[Tarantool-patches] [PATCH vshard 03/11] storage: cache bucket count

Thu Feb 25 15:42:25 MSK 2021

Thanks for your answer. You are right, let's won't overcomplicate this task.

On 25.02.2021 00:47, Vladislav Shpilevoy wrote:
> Thanks for the review!
>
> On 24.02.2021 11:27, Oleg Babin wrote:
>> Thanks for your patch! LGTM.
>>
>> I see calls like "status_index:count({consts.BUCKET.ACTIVE})". Maybe it worth
>>
>> to cache whole buckets stats as well?
> I thought about it a lot. But realized that I need only a few cached
> metrics used for most of the requests. Count of active buckets is not
> one of them, but would waste time on invaliding the cache on each
> generation update.
>
> Talking specifically, count({consts.BUCKET.ACTIVE}) is used by
> rebalancer only which happens extremely rare. So there is no win in
> optimizing it for normal cluster operation.
>
> Even now I worry about doing too much in the generation increment
> trigger. To calculate and keep the stat up to date I would need to
> make it more universal. So for example store number of buckets of
> each type.
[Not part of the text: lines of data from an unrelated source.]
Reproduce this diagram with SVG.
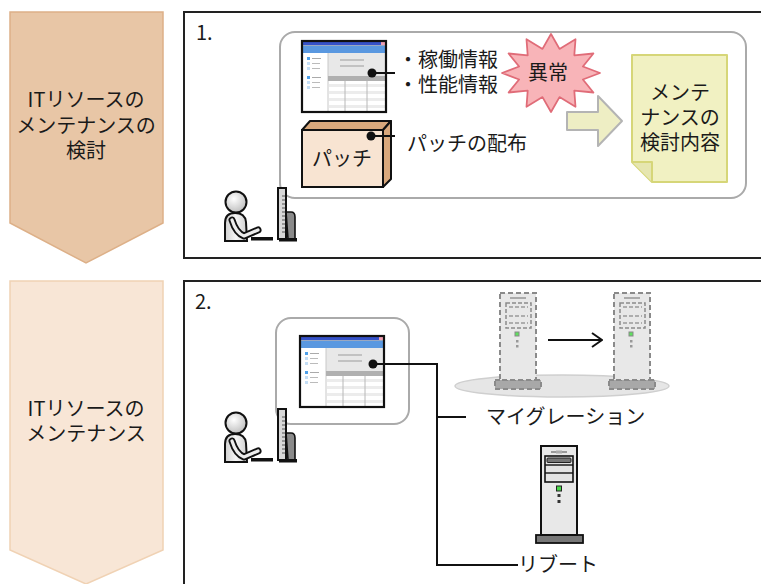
<svg xmlns="http://www.w3.org/2000/svg" xmlns:xlink="http://www.w3.org/1999/xlink" width="761" height="584" viewBox="0 0 761 584">
  <style>
    text { font-family: "Noto Sans CJK JP", "Noto Sans", sans-serif; font-size: 20px; fill: #1a1a1a; }
    .mid { text-anchor: middle; }
    .panel { fill: #fff; stroke: #222; stroke-width: 2; }
    .group { fill: #fff; stroke: #aaaaaa; stroke-width: 2; }
    .wire { fill: none; stroke: #111; stroke-width: 2; }
    .dot { fill: #111; }
    .dash { stroke: #8a8a8a; stroke-width: 2; stroke-dasharray: 5 3; }
  </style>
  <defs>
    <radialGradient id="skin" cx="0.4" cy="0.35" r="0.7">
      <stop offset="0" stop-color="#ffffff"/>
      <stop offset="1" stop-color="#bcbcbc"/>
    </radialGradient>
    <linearGradient id="cloth" x1="0" y1="0" x2="1" y2="0">
      <stop offset="0" stop-color="#cfcfcf"/>
      <stop offset="0.5" stop-color="#f6f6f6"/>
      <stop offset="1" stop-color="#cfcfcf"/>
    </linearGradient>
    <marker id="open" viewBox="0 0 12 16" refX="11" refY="8" markerWidth="12" markerHeight="16" markerUnits="userSpaceOnUse" orient="auto">
      <path d="M1,1 L11,8 L1,15" fill="none" stroke="#111" stroke-width="2"/>
    </marker>
    <!-- application window thumbnail, 84 x 71 -->
    <g id="screen">
      <rect x="0" y="0" width="84" height="71" fill="#fff"/>
      <rect x="0" y="0" width="84" height="4" fill="#3652c8"/>
      <rect x="0" y="4" width="84" height="1" fill="#9aa8c0"/>
      <rect x="0" y="5" width="84" height="7" fill="#5a98e0"/>
      <rect x="79" y="0" width="4" height="4" fill="#f0a0b4"/>
      <rect x="26" y="12" width="58" height="23" fill="#e8e8e8"/>
      <line x1="26" y1="12" x2="26" y2="71" stroke="#c8c8c8" stroke-width="1"/>
      <line x1="38" y1="19" x2="62" y2="19" stroke="#a8a8a8" stroke-width="1.2"/>
      <line x1="38" y1="25" x2="62" y2="25" stroke="#a8a8a8" stroke-width="1.2"/>
      <rect x="26" y="35" width="58" height="5" fill="#b0b0b0"/>
      <rect x="27" y="43" width="57" height="3" fill="#ececec"/>
      <rect x="27" y="50" width="57" height="3" fill="#ececec"/>
      <rect x="27" y="57" width="57" height="3" fill="#ececec"/>
      <rect x="27" y="64" width="57" height="3" fill="#ececec"/>
      <line x1="43" y1="40" x2="43" y2="71" stroke="#b8b8b8" stroke-width="1"/>
      <line x1="65" y1="40" x2="65" y2="71" stroke="#b8b8b8" stroke-width="1"/>
      <rect x="5" y="16" width="3" height="3" fill="#4ea0ea"/>
      <line x1="10" y1="17.5" x2="19" y2="17.5" stroke="#aaa" stroke-width="1"/>
      <rect x="5" y="21" width="3" height="3" fill="#c4def6"/>
      <line x1="10" y1="22.5" x2="18" y2="22.5" stroke="#bbb" stroke-width="1"/>
      <rect x="5" y="26" width="3" height="3" fill="#c4def6"/>
      <line x1="10" y1="27.5" x2="18" y2="27.5" stroke="#bbb" stroke-width="1"/>
      <rect x="5" y="35" width="3" height="3" fill="#4ea0ea"/>
      <line x1="10" y1="36.5" x2="19" y2="36.5" stroke="#aaa" stroke-width="1"/>
      <rect x="5" y="40" width="3" height="3" fill="#c4def6"/>
      <line x1="10" y1="41.5" x2="18" y2="41.5" stroke="#bbb" stroke-width="1"/>
      <rect x="5" y="45" width="3" height="3" fill="#c4def6"/>
      <line x1="10" y1="46.5" x2="18" y2="46.5" stroke="#bbb" stroke-width="1"/>
      <rect x="0" y="0" width="84" height="71" fill="none" stroke="#111" stroke-width="2.2"/>
    </g>
    <!-- seated operator at a desk monitor -->
    <g id="operator">
      <path d="M225,241 L225,223 Q225,213 235,213 Q245,213 246,222 L247,241 Z" fill="url(#cloth)" stroke="#111" stroke-width="2"/>
      <path d="M232,220 Q236,233 244,236 L258,230" fill="none" stroke="#111" stroke-width="7" stroke-linecap="round" stroke-linejoin="round"/>
      <path d="M232,220 Q236,233 244,236 L258,230" fill="none" stroke="#ececec" stroke-width="3.2" stroke-linecap="round" stroke-linejoin="round"/>
      <circle cx="236" cy="202" r="10.5" fill="url(#skin)" stroke="#111" stroke-width="2"/>
      <rect x="251" y="237" width="22" height="3.5" fill="#111"/>
      <path d="M286,212 L291,212 Q295,212 295,217 L295,239 L288,239 Z" fill="#8a8a8a" stroke="#111" stroke-width="1.6"/>
      <rect x="278" y="188" width="8" height="51" fill="#d8d8d8" stroke="#111" stroke-width="2"/>
      <path d="M282,196 h3 M282,200 h3 M282,204 h3 M282,208 h3 M282,212 h3 M282,216 h3 M282,220 h3 M282,224 h3 M282,228 h3 M282,232 h3" stroke="#555" stroke-width="1"/>
      <rect x="279" y="238" width="18" height="3.5" fill="#111"/>
    </g>
    <!-- tower server, dashed outline (virtual) -->
    <g id="vserver">
      <rect x="-5" y="87" width="46" height="9" fill="#a8a8a8" class="dash"/>
      <rect x="0" y="0" width="36" height="87" fill="#e8e8e8" class="dash"/>
      <line x1="10" y1="5" x2="26" y2="5" stroke="#aaa" stroke-width="2"/>
      <rect x="6" y="10" width="25" height="25" fill="none" stroke="#8a8a8a" stroke-width="1.5" stroke-dasharray="4 2"/>
      <line x1="9" y1="14" x2="28" y2="14" stroke="#999" stroke-width="1.5" stroke-dasharray="4 2"/>
      <line x1="9" y1="23" x2="28" y2="23" stroke="#999" stroke-width="1.5" stroke-dasharray="4 2"/>
      <line x1="9" y1="30" x2="28" y2="30" stroke="#999" stroke-width="1.5" stroke-dasharray="4 2"/>
      <rect x="15" y="39" width="4" height="4" fill="#5ee05e" stroke="#888" stroke-width="1"/>
      <rect x="16" y="47" width="2.5" height="2.5" fill="#999"/>
      <rect x="16" y="52" width="2.5" height="2.5" fill="#999"/>
    </g>
  </defs>

  <!-- phase banners -->
  <g id="phase1">
    <polygon points="10,12 163,12 163,223 86,263 10,223" fill="#e8c6a6" stroke="#ddb088" stroke-width="1.5"/>
    <text class="mid" x="86" y="107">ITリソースの</text>
    <text class="mid" x="86" y="133">メンテナンスの</text>
    <text class="mid" x="86" y="158">検討</text>
  </g>
  <g id="phase2">
    <polygon points="10,281 163,281 163,550 86,584 10,550" fill="#f8e6d6" stroke="#f0d2b4" stroke-width="1.5"/>
    <text class="mid" x="86" y="416">ITリソースの</text>
    <text class="mid" x="86" y="441">メンテナンス</text>
  </g>

  <!-- step frames -->
  <g id="step1">
    <rect class="panel" x="184" y="12" width="600" height="246"/>
    <text x="196" y="40">1.</text>
  </g>
  <g id="step2">
    <rect class="panel" x="184" y="281" width="600" height="320"/>
    <text x="195" y="309">2.</text>
  </g>

  <!-- step 1 contents -->
  <g id="review-box">
    <rect class="group" x="280" y="32" width="466" height="166" rx="15"/>
  </g>
  <g id="monitor1">
    <use xlink:href="#screen" x="302" y="41"/>
  </g>
  <g id="patch">
    <polygon points="302,130 310,121 391,121 383,130" fill="#d9a87c" stroke="#111" stroke-width="2" stroke-linejoin="round"/>
    <polygon points="383,130 391,121 391,179 383,187" fill="#d9a87c" stroke="#111" stroke-width="2" stroke-linejoin="round"/>
    <rect x="302" y="130" width="81" height="57" fill="#f8e4d2" stroke="#111" stroke-width="2"/>
    <text x="312" y="166">パッチ</text>
  </g>
  <g id="status-labels">
    <text x="398" y="67">・稼働情報</text>
    <text x="398" y="92">・性能情報</text>
    <text x="407" y="151">パッチの配布</text>
  </g>
  <g id="anomaly">
    <polygon points="551,34 559.5,48.9 575.5,39.2 574.3,55.3 593.4,53.5 582.9,66.5 600,73 582.9,79.5 593.4,92.5 574.3,90.7 575.5,106.8 559.5,97.1 551,112 542.5,97.1 526.5,106.8 527.7,90.7 508.6,92.5 519.1,79.5 502,73 519.1,66.5 508.6,53.5 527.7,55.3 526.5,39.2 542.5,48.9" fill="#f8b4b8" stroke="#e06c78" stroke-width="1.8" stroke-linejoin="round"/>
    <text class="mid" x="548" y="80">異常</text>
  </g>
  <g id="flow-arrow">
    <polygon points="567,112 598,112 598,96 622,121 598,146 598,130 567,130" fill="#eeeec4" stroke="#b4b4b4" stroke-width="2" stroke-linejoin="round"/>
  </g>
  <g id="plan-doc">
    <path d="M632,55 L727,55 L727,182 L652,182 L632,162 Z" fill="#f1f1c2" stroke="#d6d678" stroke-width="2" stroke-linejoin="round"/>
    <path d="M632,162 L652,162 L652,182" fill="#e6e6b0" stroke="#d6d678" stroke-width="2" stroke-linejoin="round"/>
    <text class="mid" x="680" y="100">メンテ</text>
    <text class="mid" x="680" y="125">ナンスの</text>
    <text class="mid" x="680" y="150">検討内容</text>
  </g>
  <g id="operator1">
    <use xlink:href="#operator"/>
  </g>

  <!-- step 2 contents -->
  <g id="console-box">
    <rect class="group" x="276" y="318" width="133" height="106" rx="15"/>
    <use xlink:href="#screen" x="300" y="336"/>
  </g>
  <g id="operator2">
    <use xlink:href="#operator" y="221"/>
  </g>
  <g id="pool">
    <ellipse cx="562" cy="386" rx="107" ry="11" fill="#e6e6e6" stroke="#cfcfcf" stroke-width="1.5"/>
  </g>
  <g id="vserver-src">
    <use xlink:href="#vserver" x="500" y="293"/>
  </g>
  <g id="vserver-dst">
    <use xlink:href="#vserver" x="614" y="293"/>
  </g>
  <g id="server">
    <rect x="536" y="535" width="47" height="8" fill="#777" stroke="#111" stroke-width="1.8"/>
    <rect x="541" y="446" width="36" height="89" fill="#e8e8e8" stroke="#111" stroke-width="2"/>
    <line x1="551" y1="452" x2="567" y2="452" stroke="#999" stroke-width="2"/>
    <rect x="556" y="450.5" width="6" height="3" fill="#aaa"/>
    <rect x="545" y="456" width="28" height="26" fill="#e4e4e4" stroke="#111" stroke-width="1.6"/>
    <rect x="547" y="458" width="24" height="4.5" rx="1" fill="#777" stroke="#222" stroke-width="1"/>
    <line x1="545" y1="465" x2="573" y2="465" stroke="#111" stroke-width="1.4"/>
    <line x1="545" y1="473" x2="573" y2="473" stroke="#111" stroke-width="1.4"/>
    <rect x="556.5" y="486" width="5" height="5" fill="#48d848" stroke="#222" stroke-width="1"/>
    <rect x="557.5" y="494" width="3" height="3" fill="#333"/>
    <rect x="557.5" y="500" width="3" height="3" fill="#333"/>
  </g>
  <g id="action-labels">
    <text x="486" y="424">マイグレーション</text>
    <text x="518" y="572">リブート</text>
  </g>

  <!-- connectors -->
  <g id="connectors">
    <line class="wire" x1="372" y1="73" x2="395" y2="73"/>
    <circle class="dot" cx="372" cy="73" r="4.5"/>
    <line class="wire" x1="371" y1="136" x2="395" y2="136"/>
    <circle class="dot" cx="371" cy="136" r="4.5"/>
    <polyline class="wire" points="373,364 437,364 437,565 518,565"/>
    <line class="wire" x1="437" y1="417" x2="466" y2="417"/>
    <circle class="dot" cx="373" cy="364" r="4.5"/>
    <line class="wire" x1="548" y1="340" x2="602" y2="340" marker-end="url(#open)"/>
  </g>
</svg>
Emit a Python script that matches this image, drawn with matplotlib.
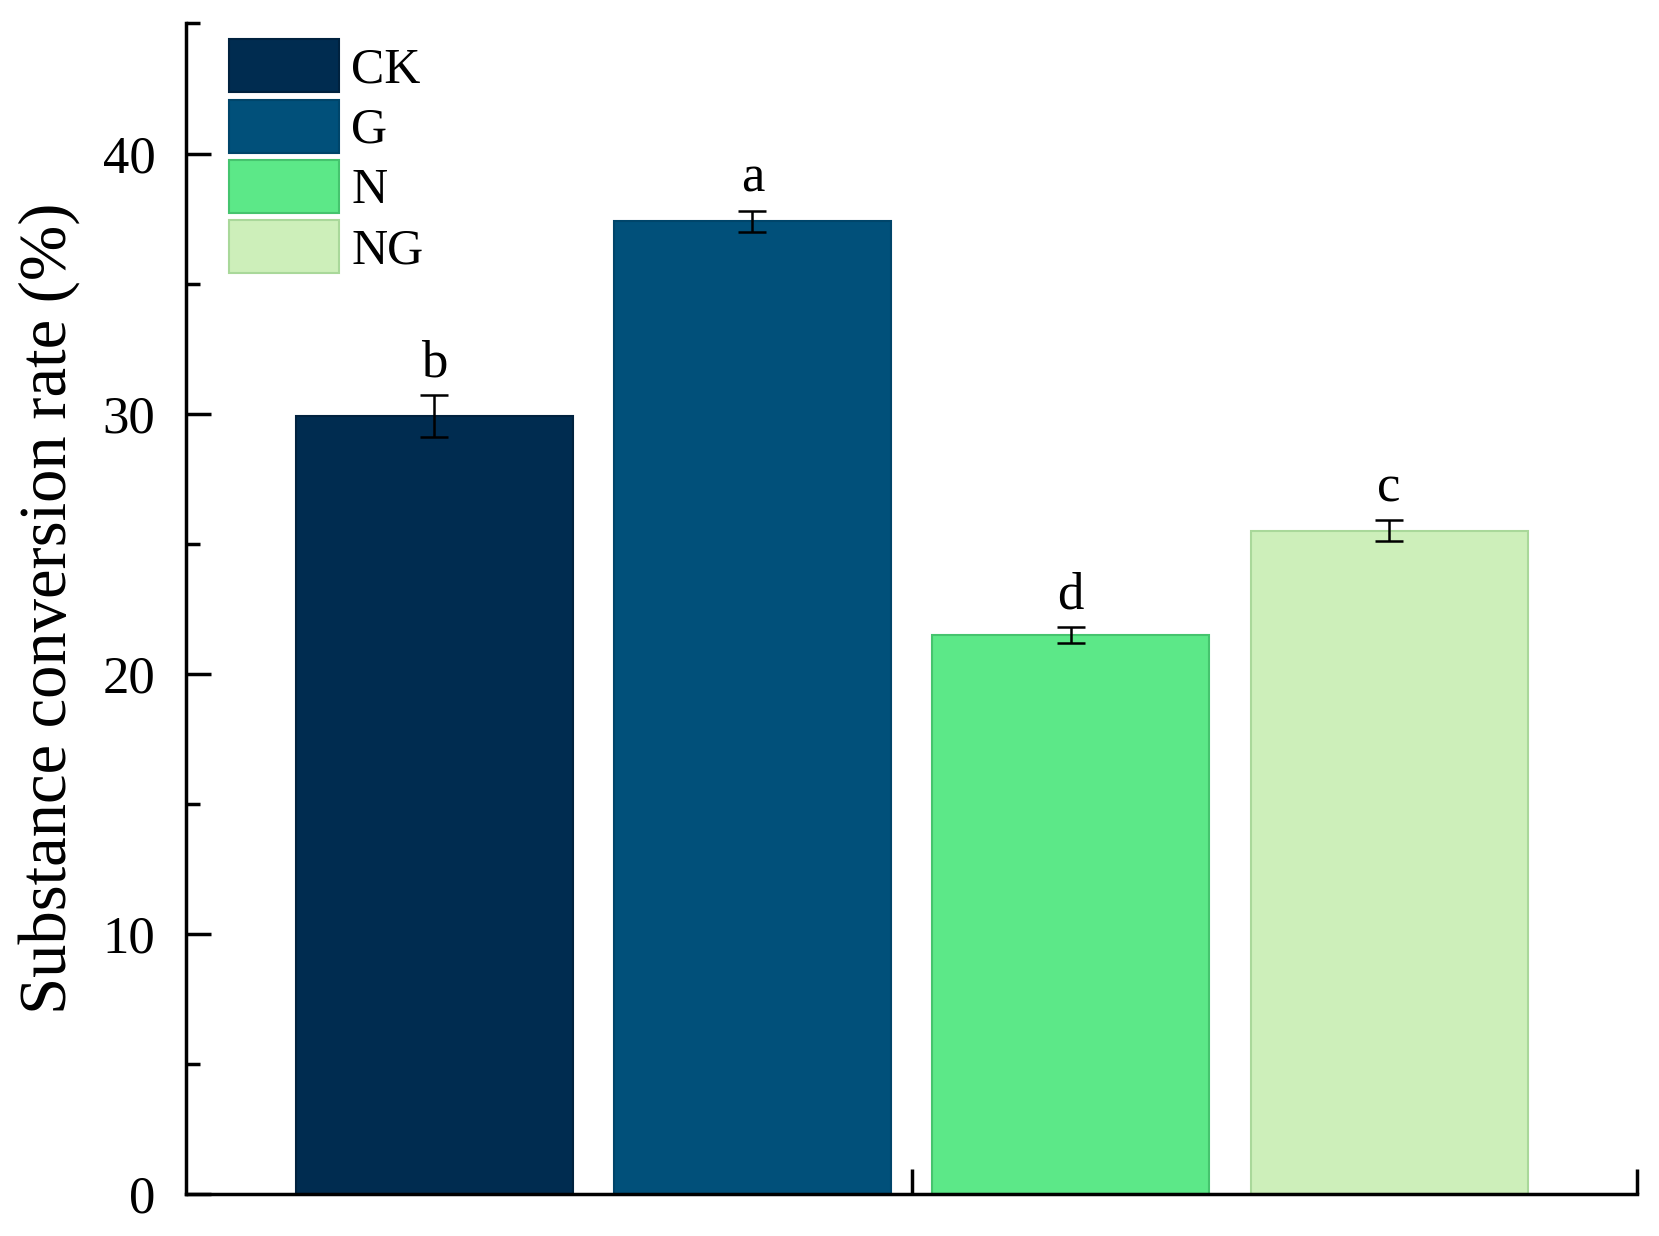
import matplotlib.pyplot as plt
from matplotlib.patches import Patch
from matplotlib.ticker import MultipleLocator

groups = ["CK", "G", "N", "NG"]
rates = [29.9, 37.4, 21.5, 25.5]
errors = [0.8, 0.4, 0.3, 0.4]
letters = ["b", "a", "d", "c"]
colors = ["#002C50", "#01507A", "#5CE888", "#CDEFBA"]
edges = ["#00223F", "#00456A", "#45C46E", "#A9D89A"]

plt.rcParams["font.family"] = ["Liberation Serif", "DejaVu Serif"]

fig = plt.figure(figsize=(16.59, 12.36), dpi=100)
ax = fig.add_axes([0.112, 0.034, 0.875, 0.947])

xs = [1, 2, 3, 4]
ax.bar(xs, rates, width=0.87, color=colors, edgecolor=edges, linewidth=1.5, zorder=2)
ax.errorbar(xs, rates, yerr=errors, fmt="none", ecolor="black", elinewidth=1.8,
            capsize=10, capthick=1.8, zorder=3)
for x, r, e, l in zip(xs, rates, errors, letters):
    ax.text(x, r + e + 0.3, l, ha="center", va="bottom", fontsize=38)

ax.set_xlim(0.22, 4.78)
ax.set_ylim(0, 45)
ax.set_xticks([2.5, 4.78])
ax.set_xticklabels([])
ax.yaxis.set_major_locator(MultipleLocator(10))
ax.yaxis.set_minor_locator(MultipleLocator(5))
ax.tick_params(axis="both", which="major", direction="in", length=18, width=2.5, labelsize=38)
ax.tick_params(axis="y", which="minor", direction="in", length=10, width=2.5)
ax.tick_params(axis="y", pad=22)
for s in ["top", "right"]:
    ax.spines[s].set_visible(False)
for s in ["left", "bottom"]:
    ax.spines[s].set_linewidth(2.5)

ax.set_ylabel("Substance conversion rate (%)", fontsize=48, labelpad=16)

handles = [Patch(facecolor=c, edgecolor=e, linewidth=1.5) for c, e in zip(colors, edges)]
ax.legend(handles, groups, loc="upper left", bbox_to_anchor=(0.009, 1.012), frameon=False,
          fontsize=36, handlelength=2.2, handleheight=1.25, labelspacing=0.12,
          handletextpad=0.25, borderaxespad=0.2)

fig.savefig("out.png", dpi=100)
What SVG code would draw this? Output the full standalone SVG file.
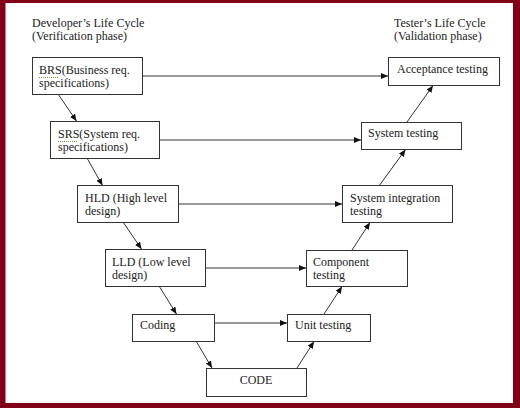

Then I face the issues:
>
> - In on_replace trigger I need to extract bucket status from the old
>    and new tuple, update the relevant counters. I mostly worry about
>    extracting the statuses (too long).
>
> - I need to handle the rollback to somehow revert the counters back.
>
> I could do something similar to the cache in this patch (I simply
> calculate the counts on demand and invalidate them all on each generation
> update), but it does not fix the real issue with the counts - they
> can be long if bucket count is millions, and the cache will be invalidated
> a lot during rebalancing. Exactly when a cache could help most.
>
> In the end I decided not to bother with this now in scope of map-reduce.